05 February, 2010

Of Humanism[s] and Reformation[s]

Alister McGrath's Christianity's Dangerous Idea is worth looking at for a number of reasons. Without quibbling about some details where he has certainly gotten Luther wrong, I point out that a major benefit of this volume is to demonstrate with some degree of clarity that the social, theological, economic, and intellectual factors that served as drivers for reform movements throughout Northern Europe in the early and middle 16th century resulted in fundamentally different Reformations. True it is that Reformation and Humanism go hand-in-hand. But how the two interacted in each reform movement (Zürich, Wittenberg, Geneva/Genff, Erasmian neo-Catholicism, etc.) was fundamentally different.

McGrath doesn't quite put it this way, but what emerges from his broad-stroke depiction of the various reformational movements is that Wittenberg was unique in placing the theological reform of the Church ahead of the humanistic reform of manners. To be sure, Wittenberg co-opted Humanism, just as Luther was, at least early on, co-opted by the Humanists (Erasmus cheered from the sidelines until his disastrous defense of a free will overagainst God in his Diatribe, and Luther's subsequent, wholesale, and irrefutable articulation of biblical teaching on the freedom of the will, or lack thereof, in his 1526 De servo arbitrio).

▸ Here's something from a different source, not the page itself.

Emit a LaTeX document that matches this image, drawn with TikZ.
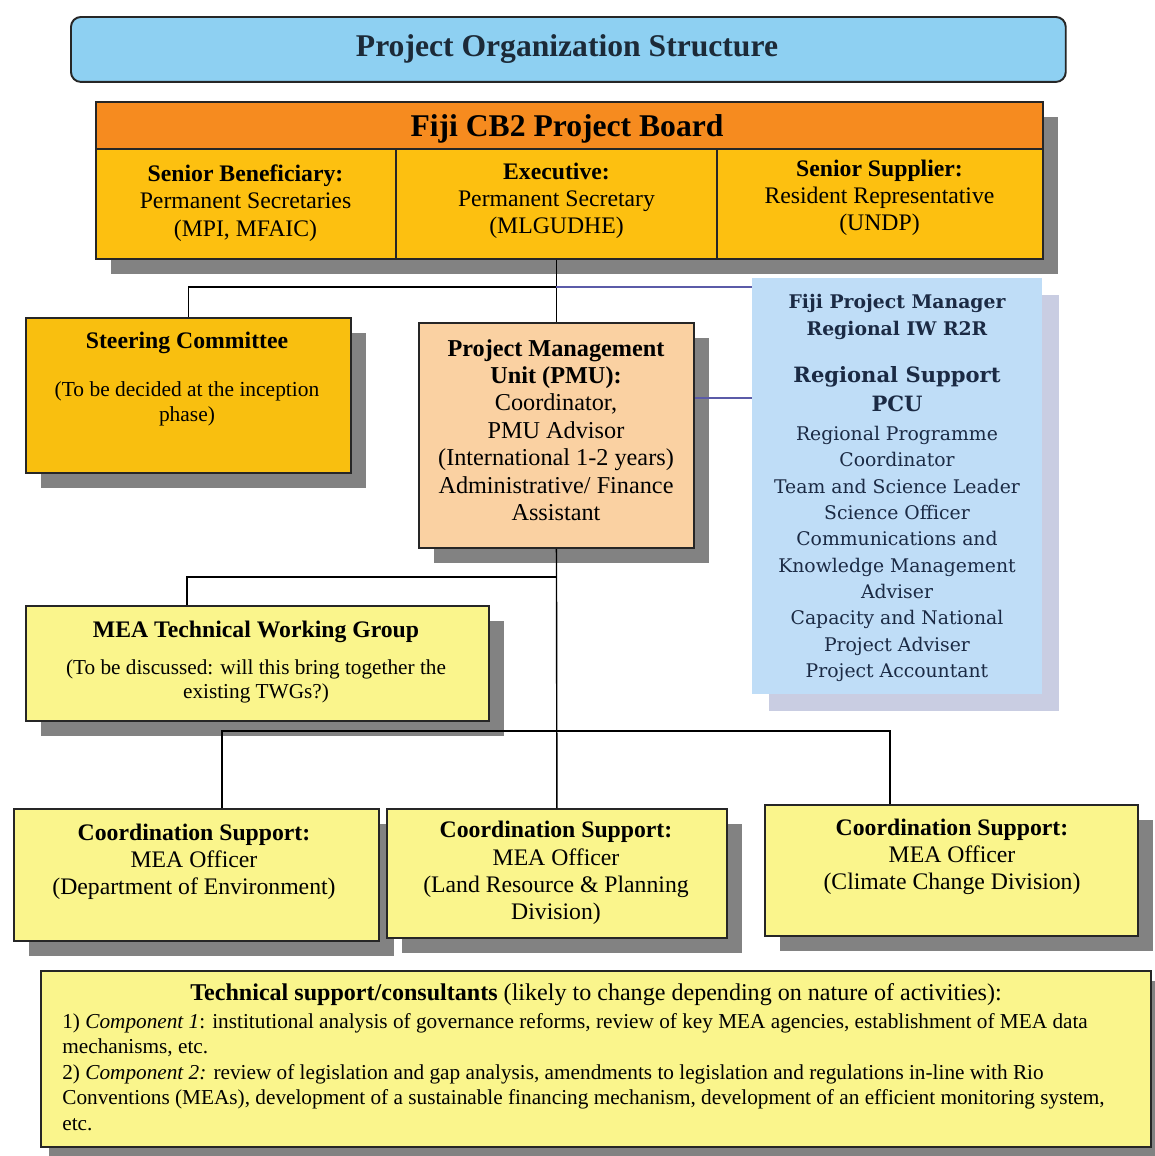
\documentclass[tikz,border=0pt]{standalone}
\usepackage{fontspec}
\setmainfont{Liberation Serif}
\newfontfamily\pcufont{DejaVu Serif}
\usetikzlibrary{shadows}
\definecolor{titlec}{HTML}{8ED0F2}
\definecolor{titletxt}{HTML}{1C2A38}
\definecolor{bordc}{HTML}{262626}
\definecolor{orangec}{HTML}{F68B1F}
\definecolor{goldc}{HTML}{FDC010}
\definecolor{steerc}{HTML}{F9BF0F}
\definecolor{pmuc}{HTML}{FAD1A2}
\definecolor{pcuc}{HTML}{BFDDF7}
\definecolor{pcushc}{HTML}{C9CDE2}
\definecolor{pcutxt}{HTML}{1B2A44}
\definecolor{yelc}{HTML}{FAF58C}
\definecolor{shadc}{HTML}{828282}
\definecolor{purpc}{HTML}{5B5BA8}
\newcommand\fs[2]{\fontsize{#1}{#2}\selectfont}
\begin{document}
\begin{tikzpicture}[x=0.02cm,y=-0.02cm,
  bx/.style={draw=bordc, line width=1.1pt, inner sep=0pt, anchor=north west},
  sh/.style={drop shadow={opacity=1, fill=shadc, shadow xshift=0.3cm, shadow yshift=-0.3cm}},
  txt/.style={align=center, inner sep=0pt, font=\fs{13.5}{15.5}},
  conn/.style={draw=black, line width=0.8pt},
  pconn/.style={draw=purpc, line width=1pt},
  pcut/.style={align=center, inner sep=0pt, text=pcutxt}]
\useasboundingbox[fill=white] (0,0) rectangle (1154,1156);

% title
\node[bx, fill=titlec, rounded corners=0.2cm, minimum width=19.9cm, minimum height=1.3cm] (title) at (70,16) {};
\node[inner sep=0pt, font=\bfseries\fs{18}{20}, text=titletxt] (titletext) at (567,49) {Project Organization Structure};

% project board
\node[bx, fill=orangec, minimum width=18.94cm, minimum height=0.94cm, sh] (brdhead) at (95,101) {};
\node[bx, fill=goldc, minimum width=18.94cm, minimum height=2.2cm, sh] (brd) at (95,148) {};
\draw[draw=bordc, line width=1pt] (396,148) -- (396,258) (717,148) -- (717,258);
\node[inner sep=0pt, font=\bfseries\fs{18}{20}] (brdtitle) at (567,129) {Fiji CB2 Project Board};
\node[txt] (sb) at (245.5,203) {\textbf{Senior Beneficiary:}\\Permanent Secretaries\\(MPI, MFAIC)};
\node[txt] (ex) at (556.5,201) {\textbf{Executive:}\\Permanent Secretary\\(MLGUDHE)};
\node[txt] (ss) at (879.5,198) {\textbf{Senior Supplier:}\\Resident Representative\\(UNDP)};

% steering committee
\node[bx, fill=steerc, minimum width=6.5cm, minimum height=3.1cm, sh] (steer) at (25,317) {};
\node[inner sep=0pt, font=\bfseries\fs{13.5}{15.5}] (steert) at (187,343) {Steering Committee};
\node[txt, font=\fs{12.2}{14.2}] (steers) at (187,404) {(To be decided at the inception\\phase)};

% PMU
\node[bx, fill=pmuc, minimum width=5.5cm, minimum height=4.5cm, sh] (pmu) at (418,322) {};
\node[txt, font=\fs{13.8}{15.6}] (pmut) at (556,430) {\textbf{Project Management}\\\textbf{Unit (PMU):}\\Coordinator,\\PMU Advisor\\(International 1-2 years)\\Administrative/ Finance\\Assistant};

% PCU
\node[anchor=north west, inner sep=0pt, fill=pcuc, minimum width=5.8cm, minimum height=8.32cm,
  drop shadow={opacity=1, fill=pcushc, shadow xshift=0.34cm, shadow yshift=-0.34cm}] (pcu) at (752,278) {};
\node[pcut, font=\pcufont\bfseries\fs{10.7}{15.8}] (pcu1) at (897,317) {Fiji Project Manager\\Regional IW R2R};
\node[pcut, font=\pcufont\bfseries\fs{12}{16.5}] (pcu2) at (897,389.5) {Regional Support\\PCU};
\node[pcut, font=\pcufont\fs{10.7}{15}] (pcu3) at (897,554) {Regional Programme\\Coordinator\\Team and Science Leader\\Science Officer\\Communications and\\Knowledge Management\\Adviser\\Capacity and National\\Project Adviser\\Project Accountant};

% MEA TWG
\node[bx, fill=yelc, minimum width=9.26cm, minimum height=2.3cm, sh] (twg) at (25,605) {};
\node[inner sep=0pt, font=\bfseries\fs{13.5}{15.5}] (twgt) at (256,632) {MEA Technical Working Group};
\node[txt, font=\fs{12.1}{13.6}] (twgs) at (256,681) {(To be discussed: will this bring together the\\existing TWGs?)};

% coordination support
\node[bx, fill=yelc, minimum width=7.3cm, minimum height=2.64cm, sh] (c1) at (13,808) {};
\node[txt] (c1t) at (194,862) {\textbf{Coordination Support:}\\MEA Officer\\(Department of Environment)};
\node[bx, fill=yelc, minimum width=6.8cm, minimum height=2.58cm, sh] (c2) at (386,808) {};
\node[txt] (c2t) at (556,873) {\textbf{Coordination Support:}\\MEA Officer\\(Land Resource \& Planning\\Division)};
\node[bx, fill=yelc, minimum width=7.46cm, minimum height=2.62cm, sh] (c3) at (764,804) {};
\node[txt] (c3t) at (952,857) {\textbf{Coordination Support:}\\MEA Officer\\(Climate Change Division)};

% technical support
\node[bx, fill=yelc, minimum width=22.2cm, minimum height=3.52cm,
  drop shadow={opacity=1, fill=shadc, shadow xshift=0.16cm, shadow yshift=-0.2cm}] (tech) at (40,970) {};
\node[inner sep=0pt, font=\fs{13.7}{14.5}] (techt) at (596,995) {\textbf{Technical support/consultants} (likely to change depending on nature of activities):};
\node[anchor=west, align=left, inner sep=0pt, font=\fs{12.1}{14.5}] (techb) at (62,1072) {1) \textit{Component 1}: institutional analysis of governance reforms, review of key MEA agencies, establishment of MEA data\\mechanisms, etc.\\2) \textit{Component 2:} review of legislation and gap analysis, amendments to legislation and regulations in-line with Rio\\Conventions (MEAs), development of a sustainable financing mechanism, development of an efficient monitoring system,\\etc.};

% connectors
\coordinate (j1) at (556,287);
\coordinate (j2) at (556,577);
\coordinate (bus) at (556,731);
\coordinate (twgtop) at (187,605);
\coordinate (c1top) at (222,808);
\coordinate (c3top) at (890,804);
\draw[conn] (brd.south -| pmu.north) -- (pmu.north);
\draw[conn] (j1) -| (steer.north);
\draw[pconn] (j1) -- (j1 -| pcu.west);
\draw[pconn] ([yshift=0.75cm]pmu.east) -- ([yshift=0.75cm]pmu.east -| pcu.west);
\draw[conn] (pmu.south) -- (c2.north);
\draw[conn] (j2) -| (twgtop);
\draw[conn] (c1top) |- (bus) -| (c3top);
\end{tikzpicture}
\end{document}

The De servo/libero arbitrio incident itself demonstrates the difference between humanistic reform that also concerned itself with theology, on the one hand, and theological reform that used the tools of Humanism, on the other. For Erasmus, the center of the issue in the debate over the will was human manners: how, he reasoned, if humans have no free will, can we Northern Europeans emerge from the pigsty that is our life? For Erasmus, Scripture is subsumed under humanistic tenets.

For Luther, on the other hand, the question in front of him had nothing to do with human manners, which before God (coram deo) were, even at their best, filthy rags, even if before men (coram hominibus) some degree of righteousness could be ascribed to them. But here's the key: in the argument put forth by Luther in De servo arbitrio, he uses the tools of Humanism (rejection and refutation of scholastic argumentation, for example; close examination of the primary text, Scripture, even, albeit citing largely the Vulgate, with reference to the thought underlying the Latin expression based upon original Hebrew and Greek; use of typical humanistic tropes, such as the author's professed lack of eloquence [on which see the many Wittenberg declamationes, Ciceronian and learned in the highest degree, but accompanied by the disavowal of any real skill on the declaimer's part]), but Scripture is the driver of the argument.

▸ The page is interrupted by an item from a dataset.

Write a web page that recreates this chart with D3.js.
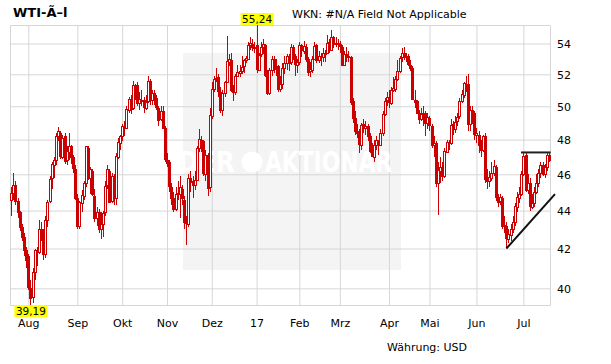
<!DOCTYPE html>
<html><head><meta charset="utf-8">
<script src="https://cdn.jsdelivr.net/npm/d3@7"></script>
<style>
html,body{margin:0;padding:0;background:#fff}
svg{display:block}
text{font-family:"DejaVu Sans",Verdana,sans-serif}
</style>
</head><body>
<svg id="c" width="611" height="364"></svg>
<script>
// ---- data (WTI daily candles, Jul 20 2016 – Jul 20 2017) ----
const monthLabels = ["Aug","Sep","Okt","Nov","Dez","17","Feb","Mrz","Apr","Mai","Jun","Jul"];
const monthIdx    = [8,31,52,73,94,115,135,154,177,196,218,240];
const yTicks      = [40,42,44,46,48,50,52,54];

const opens = [
44.60,44.95,45.40,44.50,43.90,43.10,42.60,41.90,41.60,40.00,
39.60,40.80,41.90,41.80,43.00,42.80,41.70,43.50,44.50,45.80,
46.50,46.80,48.20,48.40,47.00,48.20,46.80,47.30,47.60,47.00,
46.30,44.70,43.20,44.40,44.80,45.50,47.50,45.80,46.20,44.80,
43.60,43.90,43.00,43.30,43.90,45.40,46.20,44.50,45.90,44.70,
47.00,47.80,48.20,48.80,48.70,49.80,50.40,49.90,51.30,51.30,
50.20,50.40,50.40,49.90,50.30,51.60,50.40,50.80,50.50,49.90,
49.20,49.70,48.70,46.80,46.70,45.30,44.70,44.10,44.90,44.90,
45.20,44.60,43.40,43.30,45.80,45.60,45.40,45.70,47.50,48.00,
47.90,46.00,47.10,45.30,49.40,51.10,51.70,51.80,50.90,49.80,
50.80,51.50,52.80,52.90,51.00,50.90,51.90,52.10,52.20,52.50,
52.90,53.00,53.90,54.00,53.80,53.90,52.30,53.30,53.80,53.90,
52.00,50.80,52.30,53.00,52.40,52.50,51.10,51.40,52.40,52.70,
53.20,52.80,53.80,53.20,52.60,52.80,53.90,53.50,53.80,53.00,
52.20,52.30,53.00,53.90,52.90,53.20,53.10,53.40,53.40,54.10,
53.60,54.40,54.00,54.00,54.00,53.80,52.60,53.30,53.20,53.10,
50.30,49.30,48.50,48.40,47.70,48.90,48.70,48.80,48.20,47.30,
47.00,47.70,47.90,47.70,48.40,49.50,50.40,50.60,50.20,51.00,
51.10,51.70,52.20,53.10,53.40,53.10,53.20,52.60,52.40,50.40,
50.30,49.60,49.20,49.60,49.60,49.00,49.30,48.80,47.70,47.80,
45.50,46.20,46.40,45.90,47.30,47.80,47.80,48.90,48.60,49.10,
49.40,50.30,50.70,51.40,51.40,48.90,49.80,49.60,48.30,48.30,
47.60,47.40,48.20,45.70,45.60,45.80,46.10,46.40,44.70,44.50,
44.70,43.20,43.20,42.50,42.70,43.00,43.40,44.20,44.70,44.90,
46.00,47.10,45.10,45.50,44.20,44.40,45.00,45.50,46.10,46.50,
46.00,46.40,47.10];

const highs = [
45.30,46.10,45.60,44.70,44.00,43.30,42.80,42.10,41.70,40.40,
41.00,42.00,42.10,43.50,43.40,43.00,43.70,44.60,45.90,46.70,
47.00,48.40,48.75,48.50,48.30,48.40,47.60,48.40,47.70,47.10,
46.50,44.90,44.50,45.10,45.60,47.65,47.60,46.40,46.30,45.20,
44.20,44.10,43.90,44.00,45.60,46.55,46.30,46.10,46.00,47.20,
48.10,48.30,48.90,49.10,50.00,50.60,50.70,51.60,51.40,51.50,
50.90,51.00,50.60,50.70,51.90,51.70,51.00,51.00,50.70,50.00,
50.00,50.00,48.80,47.20,46.80,45.50,45.00,45.30,45.60,45.90,
45.40,44.80,43.70,46.00,46.20,45.90,46.20,47.60,48.60,48.20,
48.00,47.40,47.20,49.90,51.50,51.90,52.40,52.00,51.20,51.00,
51.60,54.50,53.30,53.40,51.30,52.00,52.60,52.60,53.20,53.00,
53.20,54.10,54.40,54.30,54.10,55.24,53.40,54.10,54.30,54.00,
52.30,52.40,53.20,53.20,53.00,52.60,51.90,52.70,53.20,53.30,
53.30,54.00,53.90,53.30,53.00,54.10,54.00,54.20,54.00,53.10,
52.80,53.20,54.10,54.00,53.50,53.40,53.70,53.60,54.60,54.30,
54.90,54.50,54.40,54.30,54.20,53.90,53.50,53.80,53.50,53.20,
50.50,49.70,48.90,48.60,49.00,49.20,49.10,48.90,48.40,47.80,
48.00,48.20,48.00,48.60,49.70,50.50,50.90,51.00,51.20,51.80,
51.90,52.90,53.20,53.70,53.76,53.40,53.30,52.90,52.50,51.00,
50.40,49.80,49.90,50.00,49.70,49.60,49.40,48.90,48.20,47.90,
46.70,47.00,46.70,47.50,48.00,48.00,49.20,49.10,49.40,49.60,
50.50,51.00,51.50,51.90,52.00,50.00,50.00,49.70,48.70,48.50,
48.00,48.30,48.40,46.30,46.20,46.70,46.80,46.50,44.90,44.90,
44.80,43.70,43.40,43.00,43.30,43.70,44.40,45.00,45.30,46.20,
47.30,47.30,46.00,45.80,44.90,45.30,46.00,46.30,46.70,46.70,
46.60,47.25,47.30];

const lows = [
43.70,44.55,44.30,43.60,42.90,42.40,41.60,41.00,39.90,39.19,
39.30,40.40,41.10,41.70,42.40,41.40,41.50,43.10,44.40,45.20,
45.80,46.50,47.90,46.90,46.90,46.60,46.50,46.80,46.60,46.10,
44.60,43.00,43.00,43.90,44.60,45.30,45.70,44.90,44.80,43.40,
43.20,42.80,42.50,42.60,43.70,45.20,44.40,44.40,44.30,44.30,
46.90,47.40,47.90,48.20,48.60,49.60,49.50,49.80,50.40,50.00,
49.80,50.00,49.60,49.80,50.20,50.10,50.10,50.10,49.80,48.80,
49.10,48.60,46.70,46.40,45.00,44.30,43.90,44.00,44.60,43.60,
44.30,43.00,42.20,43.10,45.00,44.70,45.10,45.60,47.30,47.30,
45.90,45.60,44.80,45.00,49.20,50.90,51.50,50.60,49.60,49.40,
50.60,51.50,52.50,50.90,50.30,50.70,51.80,51.80,52.00,52.10,
52.70,52.90,53.60,53.50,53.40,52.10,52.20,53.10,53.30,51.80,
50.70,50.70,51.90,52.10,51.90,50.90,50.90,51.10,52.00,52.30,
52.20,52.60,52.90,51.90,52.10,52.60,53.10,53.30,52.80,51.90,
51.80,52.10,52.90,52.70,52.70,52.50,52.80,52.80,53.30,53.40,
53.50,53.70,53.80,53.60,53.40,52.50,52.50,52.80,52.80,50.10,
49.00,48.30,48.10,47.20,47.40,48.40,48.30,47.90,47.20,47.00,
46.70,47.40,47.10,47.60,48.20,49.40,50.00,49.90,50.10,50.90,
50.90,51.60,52.10,52.80,52.90,52.80,52.50,52.20,50.40,49.90,
49.50,48.90,49.10,48.80,48.20,48.60,48.50,47.50,47.00,45.30,
43.76,45.50,45.60,45.80,47.20,47.40,47.70,48.30,48.40,48.80,
49.20,50.20,50.50,50.90,48.50,48.50,48.90,48.00,47.80,47.20,
47.00,47.30,45.50,45.20,45.30,45.60,45.90,44.50,44.20,44.30,
43.00,42.80,42.05,42.30,42.40,42.80,43.20,43.90,44.40,44.80,
45.90,45.00,44.90,44.00,44.10,44.20,44.90,45.30,45.80,45.90,
45.80,46.20,46.70];

const closes = [
44.94,45.40,44.50,43.90,43.13,42.60,41.90,41.40,40.06,39.51,
40.83,41.93,41.80,43.02,42.77,41.71,43.49,44.49,45.74,46.58,
46.79,48.22,48.52,47.05,48.10,46.77,47.33,47.64,46.98,46.35,
44.70,43.16,44.44,44.83,45.50,47.62,45.88,46.29,44.90,43.58,
43.91,43.03,43.30,43.85,45.34,46.32,44.48,45.93,44.67,47.05,
47.83,48.24,48.81,48.69,49.83,50.44,49.81,51.35,51.29,50.18,
50.44,50.35,49.94,50.29,51.60,50.43,50.85,50.52,49.96,49.18,
49.72,48.70,46.86,46.67,45.34,44.66,44.07,44.89,44.98,45.27,
44.66,43.41,43.32,45.81,45.57,45.42,45.69,47.49,48.03,47.96,
46.06,47.08,45.23,49.44,51.06,51.68,51.79,50.93,49.77,50.84,
51.50,52.83,52.98,51.04,50.90,51.90,52.12,52.23,52.49,52.95,
53.02,53.90,54.06,53.77,53.72,52.33,53.26,53.76,53.99,51.96,
50.82,52.25,53.01,52.37,52.48,51.08,51.37,52.42,52.75,53.18,
52.75,53.78,53.17,52.63,52.81,53.88,53.54,53.83,53.01,52.17,
52.34,53.00,53.86,52.93,53.20,53.11,53.36,53.40,54.06,53.59,
54.45,53.99,54.05,54.01,53.83,52.61,53.33,53.20,53.14,50.28,
49.28,48.49,48.40,47.72,48.86,48.75,48.78,48.22,47.34,47.04,
47.70,47.97,47.73,48.37,49.51,50.35,50.60,50.24,51.03,51.15,
51.70,52.24,53.08,53.40,53.11,53.18,52.65,52.41,50.44,50.27,
49.62,49.23,49.56,49.62,48.97,49.33,48.84,47.66,47.82,45.52,
46.22,46.43,45.88,47.33,47.83,47.84,48.85,48.66,49.07,49.35,
50.33,50.73,51.47,51.36,48.90,49.80,49.66,48.32,48.36,47.66,
47.40,48.19,45.72,45.64,45.83,46.08,46.46,44.73,44.46,44.74,
43.20,43.23,42.53,42.74,43.01,43.38,44.24,44.74,44.93,46.04,
47.07,45.13,45.52,44.23,44.40,45.04,45.49,46.08,46.54,46.02,
46.40,47.12,46.79];

// drawn trend lines: [candle index, price]
const supportLine    = [[232, 42.0], [254.8, 44.9]];
const resistanceLine = [[238.9, 47.25], [252.8, 47.25]];

const titleText = "WTI-Ã–l";
const wknText = "WKN: #N/A Field Not Applicable";
const currencyText = "Währung: USD";

// ---- layout ----
const svg = d3.select("#c");
const P = {l: 10, r: 550, t: 25, b: 305};
const N = closes.length;
const x = d3.scaleLinear().domain([0, N - 1]).range([11.2, 549]);
const y = d3.scaleLog().domain([d3.min(lows), d3.max(highs)]).range([P.b, P.t]);
const RED = "#cc0000", GRID = "#d6d6d6";

svg.append("rect").attr("width", 611).attr("height", 364).attr("fill", "#fff");

// watermark
svg.append("rect").attr("x", 183).attr("y", 53).attr("width", 218).attr("height", 217).attr("fill", "#f4f4f4");

// grid via axes
const gx = svg.append("g").attr("transform", `translate(0,${P.b})`)
  .call(d3.axisBottom(x).tickValues(monthIdx).tickFormat((d, i) => monthLabels[i]).tickSize(P.t - P.b));
gx.select(".domain").remove();
gx.selectAll(".tick line").attr("stroke", GRID);
gx.selectAll(".tick text").attr("y", 22).attr("dy", 0).attr("font-size", 11)
  .attr("font-family", "DejaVu Sans, Verdana, sans-serif").attr("fill", "#000");

const gy = svg.append("g").attr("transform", `translate(${P.r},0)`)
  .call(d3.axisRight(y).tickValues(yTicks).tickFormat(d3.format("d")).tickSize(P.l - P.r));
gy.select(".domain").remove();
gy.selectAll(".tick line").attr("stroke", GRID);
gy.selectAll(".tick text").attr("x", 7).attr("dy", "0.36em").attr("font-size", 11)
  .attr("font-family", "DejaVu Sans, Verdana, sans-serif").attr("fill", "#000");

// frame
const frame = svg.append("g").attr("stroke", GRID).attr("fill", "none");
frame.append("path").attr("d", `M${P.l + 0.5},${P.t + 0.5}H${P.r + 0.5}V${P.b + 0.5}H${P.l + 0.5}Z`);

// watermark text
const wm = svg.append("g").attr("fill", "#fff").attr("font-weight", "bold").attr("font-size", 28);
wm.append("text").attr("x", 178).attr("y", 172).attr("textLength", 57).attr("lengthAdjust", "spacingAndGlyphs").text("DER");
wm.append("circle").attr("cx", 252).attr("cy", 162).attr("r", 10.5).attr("fill", "#fff");
wm.append("text").attr("x", 265).attr("y", 172).attr("textLength", 127).attr("lengthAdjust", "spacingAndGlyphs").text("AKTIONÄR");

// candles
const idx = d3.range(N);
const cg = svg.append("g");
idx.forEach(i => {
  const cx = Math.round(x(i));
  const up = closes[i] >= opens[i];
  cg.append("line").attr("x1", cx + 0.5).attr("x2", cx + 0.5)
    .attr("y1", Math.round(y(highs[i]))).attr("y2", Math.round(y(lows[i])))
    .attr("stroke", RED).attr("stroke-width", 1);
  const top = Math.round(y(Math.max(opens[i], closes[i])));
  const bot = Math.round(y(Math.min(opens[i], closes[i])));
  cg.append("rect").attr("x", cx - 0.5).attr("y", top + 0.5).attr("width", 2).attr("height", Math.max(bot - top, 1))
    .attr("fill", up ? "#fff" : RED).attr("stroke", RED).attr("stroke-width", 1);
});

// trend lines
const line = d3.line().x(d => x(d[0])).y(d => y(d[1]));
svg.append("path").datum(resistanceLine).attr("d", line).attr("stroke", "#222").attr("stroke-width", 2).attr("fill", "none");
svg.append("path").datum(supportLine).attr("d", line).attr("stroke", "#111").attr("stroke-width", 2).attr("fill", "none");

// max / min labels
const fmt = v => d3.format(".2f")(v).replace(".", ",");
function tag(i, v, yText, yBox) {
  const g = svg.append("g");
  const t = g.append("text").attr("x", x(i) + 0.5).attr("y", yText).attr("text-anchor", "middle")
    .attr("font-size", 10.5).attr("fill", "#000").text(fmt(v));
  const w = t.node().getComputedTextLength() + 3;
  g.insert("rect", "text").attr("x", x(i) + 0.5 - w / 2).attr("y", yBox).attr("width", w).attr("height", 12).attr("fill", "#ffff00");
}
const iMax = d3.maxIndex(highs), iMin = d3.minIndex(lows);
tag(iMax, highs[iMax], 23, 13);
tag(iMin, lows[iMin], 314.5, 305);

// titles
svg.append("text").attr("x", 13).attr("y", 17).attr("font-size", 13).attr("font-weight", "bold").attr("fill", "#000").text(titleText);
svg.append("text").attr("x", 292).attr("y", 18).attr("font-size", 11).attr("fill", "#000").text(wknText);
svg.append("text").attr("x", 387).attr("y", 351).attr("font-size", 11).attr("fill", "#000").text(currencyText);
</script>
</body></html>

This distinction between Wittenberg thinking and the thinking of other reformational movements is fundamental. The driver of Huldrych Zwingli's Zürich Reformation was humanistic: humanism shaped his critique of contemporary life, the way he read Scripture, and the ends to which he engaged in churchly reform, which was, in the end, a reform of manners in whose pursuit theology was enlisted.

Here again the genius of the Lutheran Reformation shines through: even with the darling of the Renaissance and Christian Humanism, Philippus Melanchthon, quite literally on campus at Wittenberg, Humanism was kept safely where it belongs: in the left-hand realm of God. To be sure, Humanism did aid in the pursuit of the theological aims and goals of the Wittenberg Reformation, but it did not define them. Much as the two realms of God, the left and right, resist any sort of finalizing separation of one from the other on this side of the eschaton (in my role as Hausvater in our home, I participate simultaneously in both realms, just as I am, paradoxically, also saint and sinner at one and the same time), so also was there an interpenetration in Wittenberg of Humanism and Christian theology. But there was never any doubt which was Queen.